Dilip Ratha's picture

Last week I participated in the World Economic Forum Global Redesign Summit at Doha (see program ). In a brainstorming panel, the kind where you hit your head against the wall, I was asked the following question:

Photo © Yosef Hadar / World Bank
Following the economic crisis, how can countries boost the employment intensity of economic recovery? And how might win-win migration arrangements among developed and developing countries be stimulated through international cooperation?

Despite the leftist tone of this question, it is important to note that being pro-labor does not imply a bias against capitalists. My response to this question can be summarized as follows:

1) Let labor markets work
2) Let's make realistic policies but not lose the long-term perspective
3) Let's think on a global scale.

Many countries have responded to the crisis by erecting explicit or implicit barriers to foreign workers so that jobs can be protected for native workers. For example, some companies that received fiscal help from governments were also told not to hire foreign workers. Indeed, in the US, the H1-B quota for migrant workers has not been filled yet after some 9 months – in 2008 and 2009, this quota was filled in less than a week (see blog post ). Many countries are reducing immigrant worker quotas. Many countries in Europe are offering free tickets and then some free money to migrants to go home, hoping that would ease competition in the job market.

What is forgotten in the process of erecting such protections is that there is a trade-off here, between short-term recovery and long-term growth, between saving the businesses and saving native employment, between national recovery and global recovery. An employer facing weak and falling revenue needs low-cost inputs and low-cost workers. Migrant workers on average are more flexible, less expensive and more qualified than a so-called native worker. If we give the choice to an employer, he or she would probably prefer not to fire migrant workers. We should allow that choice to the employers. We need businesses to survive so that they can be the engine of recovery out of the crisis. And they must also be the engine of growth and employment generation in the long-term.

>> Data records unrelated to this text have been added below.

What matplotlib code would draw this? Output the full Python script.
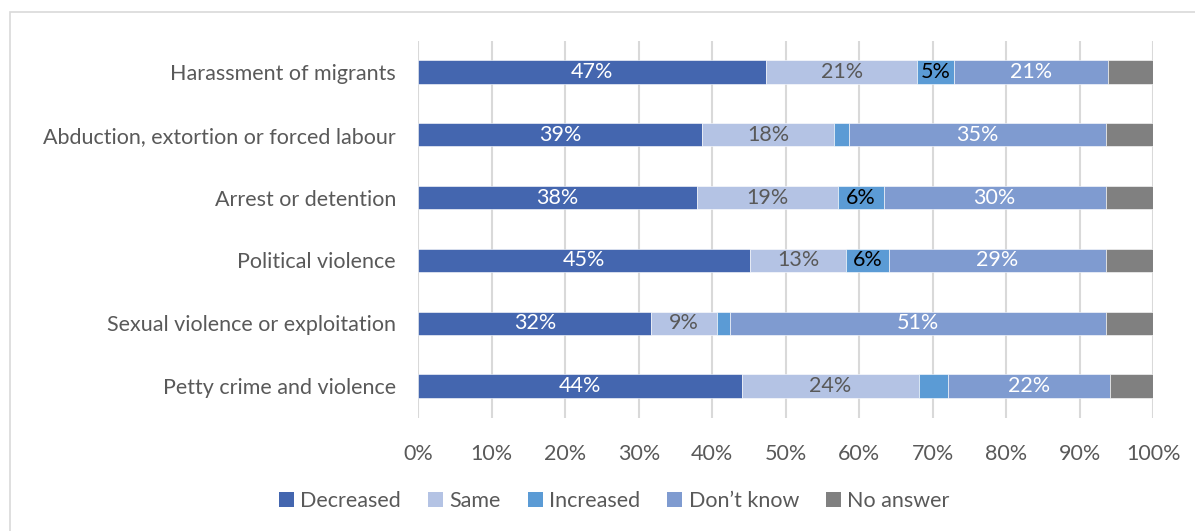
import matplotlib.pyplot as plt
from matplotlib.patches import Rectangle, Patch
from matplotlib.ticker import PercentFormatter
import numpy as np

plt.rcParams['font.family'] = ['Lato', 'DejaVu Sans']

categories = [
    "Harassment of migrants",
    "Abduction, extortion or forced labour",
    "Arrest or detention",
    "Political violence",
    "Sexual violence or exploitation",
    "Petty crime and violence",
]
series_names = ["Decreased", "Same", "Increased", "Don\u2019t know", "No answer"]

decreased = [47.3, 38.6, 37.9, 45.1, 31.7, 44.0]
same = [20.6, 18.0, 19.2, 13.1, 8.9, 24.1]
increased = [5.0, 2.0, 6.2, 5.9, 1.8, 4.0]
dont_know = [20.9, 34.9, 30.2, 29.4, 51.1, 22.0]
no_answer = [6.2, 6.5, 6.5, 6.5, 6.5, 5.9]

colors = ["#4466AF", "#B4C3E4", "#5B9BD5", "#7F9BD0", "#808080"]
label_colors = ["white", "#595959", "black", "white", None]
min_label = 4.5  # segments narrower than this get no label

fig = plt.figure(figsize=(11.95, 5.31), dpi=100)
# chart area border
fig.patches.append(Rectangle((10 / 1195, -0.1), 1.2, 1 - 12 / 531 + 0.1,
                             transform=fig.transFigure, fill=False,
                             edgecolor="#D9D9D9", linewidth=1.2))

ax = fig.add_axes([418.3 / 1195, 1 - 417.5 / 531, (1153.3 - 418.3) / 1195, 377 / 531])

y = np.arange(len(categories))
left = np.zeros(len(categories))
for vals, name, col, lcol in zip([decreased, same, increased, dont_know, no_answer],
                                 series_names, colors, label_colors):
    vals = np.array(vals)
    bars = ax.barh(y, vals, left=left, height=0.37, color=col, label=name,
                   edgecolor="white", linewidth=0.4, zorder=3)
    if lcol is not None:
        for b, v in zip(bars, vals):
            if v >= min_label:
                ax.text(b.get_x() + b.get_width() / 2, b.get_y() + b.get_height() / 2,
                        f"{round(v):.0f}%", ha="center", va="center",
                        color=lcol, fontsize=15.5, zorder=4)
    left += vals

ax.set_xlim(0, 100)
ax.set_ylim(len(categories) - 0.5, -0.5)
ax.set_yticks(y)
ax.set_yticklabels(categories, fontsize=15.5, color="#595959")
ax.set_xticks(np.arange(0, 101, 10))
ax.xaxis.set_major_formatter(PercentFormatter(decimals=0))
ax.tick_params(axis="x", labelsize=15.5, labelcolor="#595959", length=0, pad=19)
ax.tick_params(axis="y", length=0, pad=16)
ax.grid(axis="x", color="#D9D9D9", linewidth=1.5, zorder=0)
for s in ax.spines.values():
    s.set_visible(False)

handles = [Patch(facecolor=c, label=n) for c, n in zip(colors, series_names)]
fig.legend(handles=handles, loc="center", bbox_to_anchor=(0.514, 0.056), ncol=5,
           frameon=False, fontsize=15.5, handlelength=0.7, handleheight=0.7,
           handletextpad=0.3, columnspacing=1.25, labelcolor="#595959")

fig.savefig("out.png", dpi=100)
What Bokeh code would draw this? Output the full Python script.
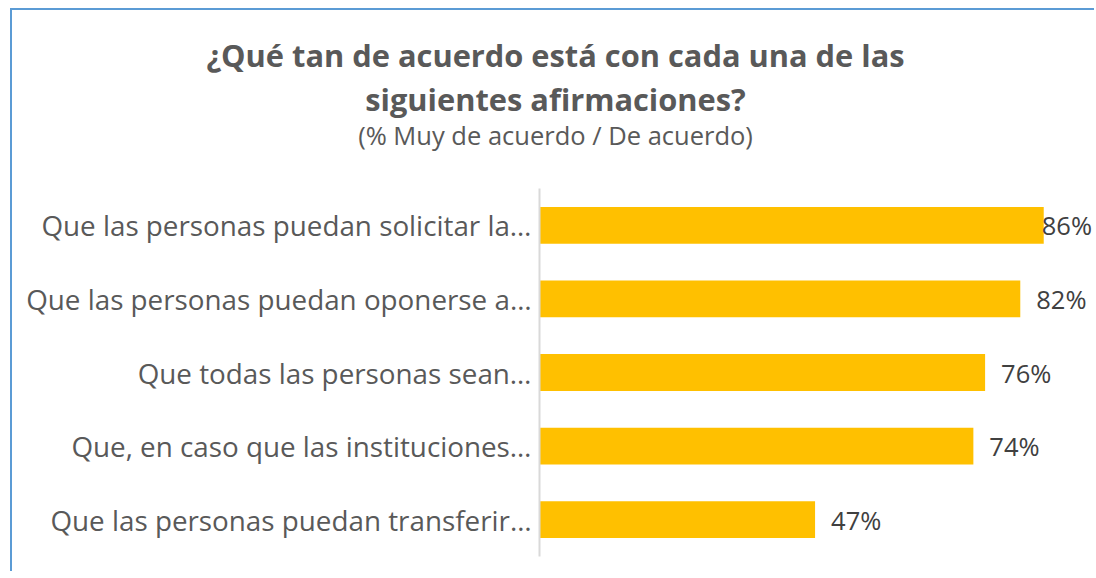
from bokeh.plotting import figure
from bokeh.models import ColumnDataSource, LabelSet, Range1d
from bokeh.core.properties import value
from bokeh.embed import file_html
from bokeh.resources import INLINE

title_line1 = "¿Qué tan de acuerdo está con cada una de las"
title_line2 = "siguientes afirmaciones?"
subtitle_text = "(% Muy de acuerdo / De acuerdo)"

categories = [
    "Que las personas puedan solicitar la…",
    "Que las personas puedan oponerse a…",
    "Que todas las personas sean…",
    "Que, en caso que las instituciones…",
    "Que las personas puedan transferir…",
]
values = [86, 82, 76, 74, 47]
value_labels = ["86%", "82%", "76%", "74%", "47%"]

FONT = "Open Sans"
TEXT = "#595959"
BORDER = "2px solid #5B9BD5"
W = 1084

# ---- title block (separate root so its frame spans the full width) ----
tf = figure(width=W, height=180, x_range=Range1d(0, W), y_range=Range1d(180, 0),
            output_backend="svg", toolbar_location=None,
            min_border=0, min_border_left=0, min_border_right=0,
            min_border_top=0, min_border_bottom=0)
tf.axis.visible = False
tf.grid.visible = False
tf.outline_line_color = None
tsrc = ColumnDataSource(dict(
    t=[title_line1, title_line2, subtitle_text],
    x=[543, 543, 543],
    y=[44, 88, 124],
    size=["30.8px", "30.8px", "25.5px"],
    style=["bold", "bold", "normal"],
))
tf.text(x="x", y="y", text="t", source=tsrc, text_align="center",
        text_baseline="alphabetic", text_font=value(FONT),
        text_font_size="size", text_font_style="style", text_color=TEXT)
tf.styles = {"border-left": BORDER, "border-top": BORDER,
             "margin-left": "10px", "margin-top": "8px"}

# ---- bar chart ----
offsets = [-2 if v > 84 else 16 for v in values]
src = ColumnDataSource(dict(cat=categories, val=values, lab=value_labels, off=offsets))

p = figure(width=W, height=383, y_range=categories[::-1], x_range=Range1d(0, 95),
           output_backend="svg", toolbar_location=None,
           min_border_left=527, min_border_right=0, min_border_bottom=15, min_border_top=0)

p.hbar(y="cat", right="val", left=0, height=0.5, source=src, color="#FFC000", line_color=None)

labels = LabelSet(x="val", y="cat", text="lab", x_offset="off", source=src,
                  text_font=value(FONT), text_font_size="25.5px", text_color="#404040",
                  text_baseline="middle", text_align="left")
p.add_layout(labels)

p.xaxis.visible = False
p.xgrid.visible = False
p.ygrid.visible = False
p.outline_line_color = None
p.yaxis.axis_line_color = "#D9D9D9"
p.yaxis.axis_line_width = 2
p.yaxis.major_tick_line_color = None
p.yaxis.minor_tick_line_color = None
p.yaxis.major_label_standoff = 2
p.yaxis.major_label_text_font = FONT
p.yaxis.major_label_text_font_size = "27.8px"
p.yaxis.major_label_text_color = TEXT
p.styles = {"border-left": BORDER, "margin-left": "10px"}

open("out.html", "w").write(file_html([tf, p], INLINE))
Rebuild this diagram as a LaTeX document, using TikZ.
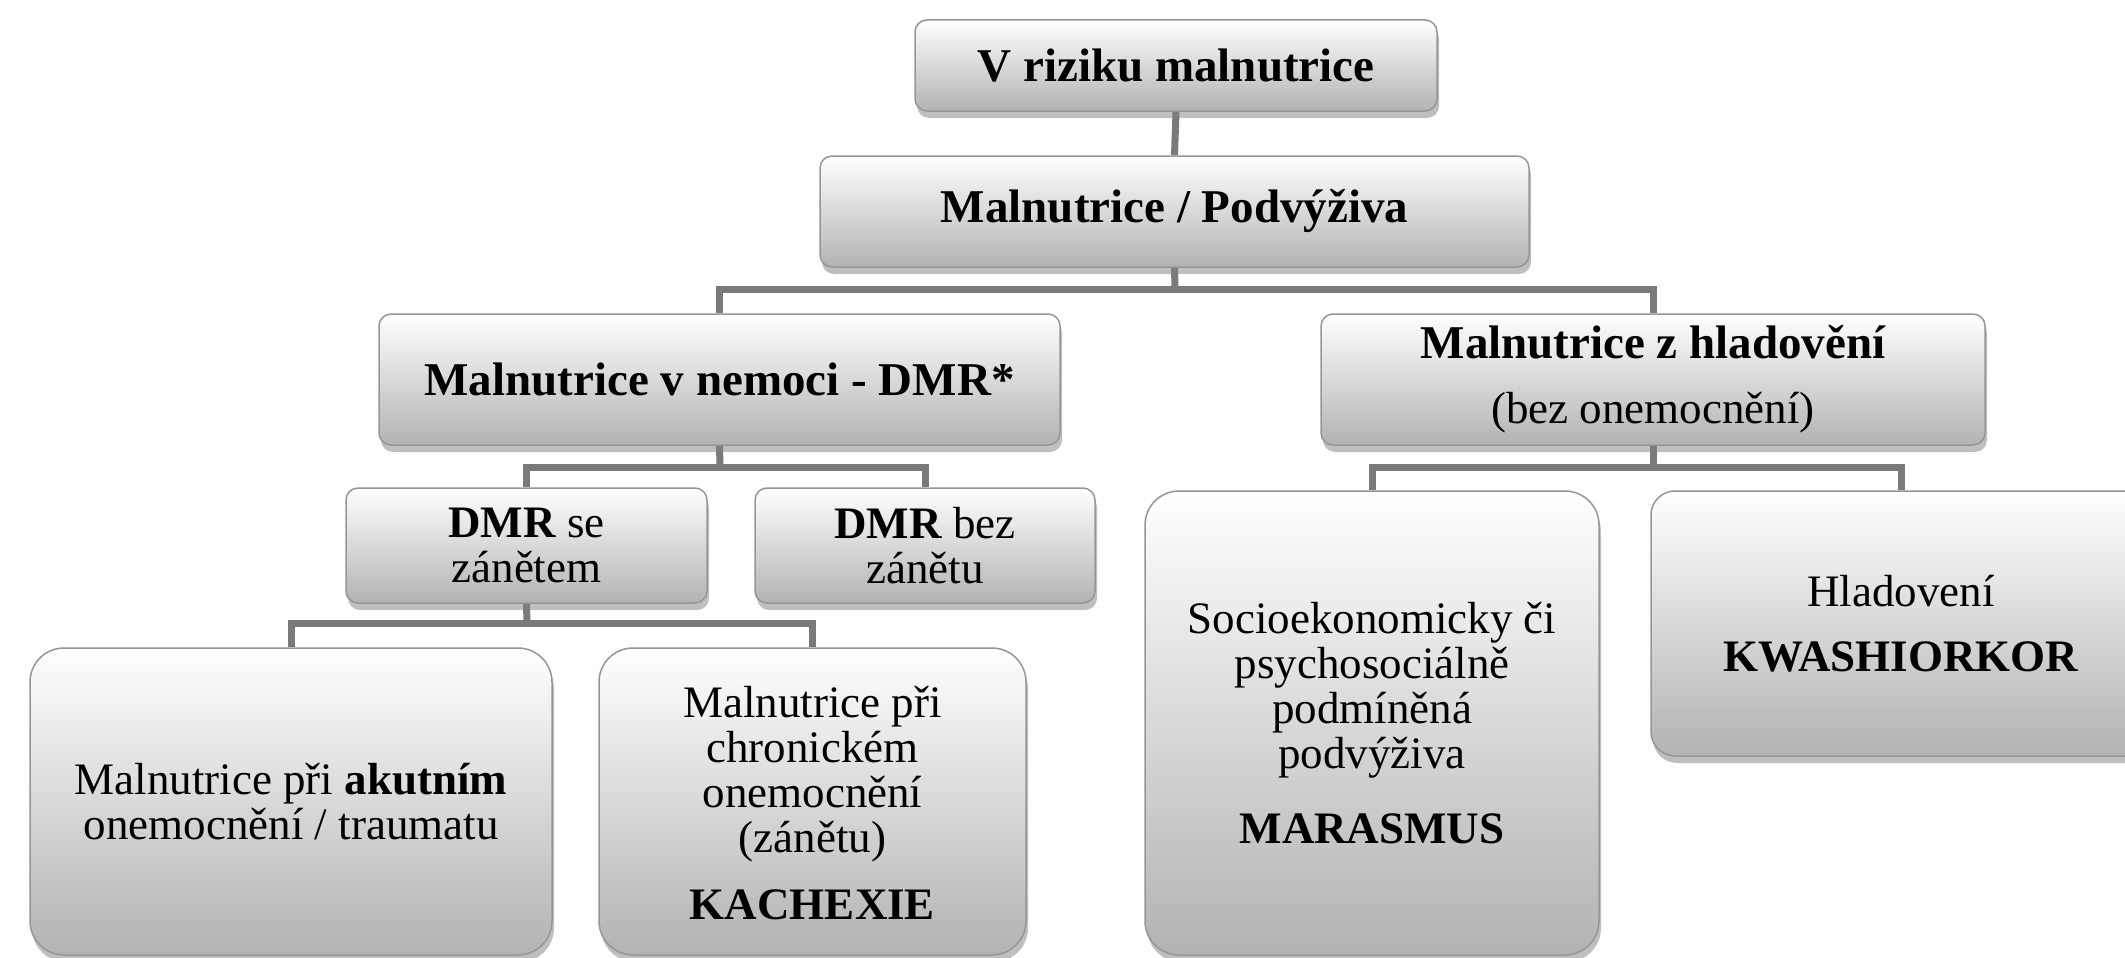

Of course in the short-term such employer-friendly policies may not prove to be politically difficult to implement. Unless we can sell the idea of migration as a win-win to the political constituents. Perhaps that is easier done in countries such as Qatar or the UAE or Singapore. But we need to do a better job of highlighting the benefits of migration to destination countries in Europe and the US. And here I would like to also include destination countries of the South – India, South Africa, Russia, Cote d’Ivoire, Malaysia. Remember – south-south migration is larger than south-north migration. We also need to highlight migration as beneficial to sending countries as well. Migrants from developing countries sent $316 billion dollars last year in remittances – that is more than 3 times the size of ODA. The flow of remittances fell only 6% during the peak of the crisis, much smaller than the 35% fall in FDI and near collapse of private debt flows to developing countries. In some cases remittances actually rose during a crisis – for example, in Haiti. Remittances provided a lifeline to the poor people and poor countries world over. The crisis has highlighted the important role played by remittances in providing a cushion for external payment imbalances. In the Philippines, they were instrumental in improving the sovereign rating by a couple of notches, which would translate to perhaps a 100 basis points in interest savings. In Nepal, remittances from India help Nepal maintain its exchange rate anchor. In Sri Lanka, the children of remittance-receiving families have higher birth weight. In Morocco, households with migrants abroad have lower fertility rates.

Migration is truly a global public good. It has implications for global development and prosperity, as we discussed. It also has implications for health, education, investments, climate change, security and demographic change. Migration is set to increase in future. We need to prepare for that now. We need to prepare potential migrants in Africa and other labor-surplus economies the risks and obligations of undertaking migration, and train them for global job markets of the future. We also need to prepare aging societies how to live with the help of strangers. And we need to understand why immigration policies – barriers in most cases – are not working, because they are not based on the root causes of migration.

Any time is a good time for investing in education and skill building. This is especially true during a crisis. It is important to ensure that poor people are also included in the education investments.